American television special

I Love Liberty was an American television special broadcast on ABC on March 21, 1982, as a patriotic variety show. The event was filmed in the Los Angeles Sports Arena on February 22, 1982, and was promoted as being a part of the commemoration of first U.S. President George Washington's 250th birthday. Created by Norman Lear and his organization People for the American Way, it was billed as a "salute to freedom".

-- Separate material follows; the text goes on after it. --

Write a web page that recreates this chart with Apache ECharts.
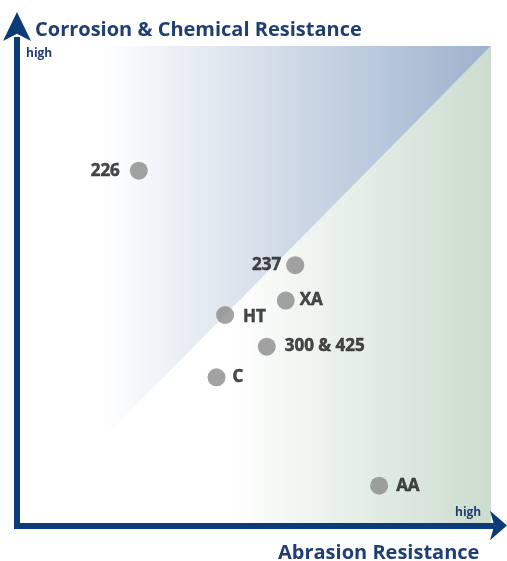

Former U.S. Lady Lady Bird Johnson and former U.S. President Gerald Ford served as the event's co-chairs. Celebrity guests included Dionne Warwick, Helen Reddy, Desi Arnaz Jr., LeVar Burton, Kristy McNichol, Patty Duke, Jane Fonda, Burt Lancaster, Walter Matthau, Mary Tyler Moore, Dick Van Patten, and Christopher Reeve. Segments included The Muppets offering a comic reenactment of the Second Continental Congress and Barbra Streisand performing "America the Beautiful" with the U.S. Air Force Band; however, this was taped separately in England. Another notable moment from the special was a monologue Robin Williams delivered where he impersonated the U.S. flag. Washington Post television critic Tom Shales described I Love Liberty as "America's first left-wing patriotic rally". However, influential conservative Republican Barry Goldwater was also among the guests at event, having the role of introducing a production number which was performed by 1,600 people, including baton twirlers, unicyclists and five marching bands. The special would also posthumously feature a clip from conservative Republican actor John Wayne, who stated that while he disagreed with Jane Fonda, he believed she had the right to say what she believes.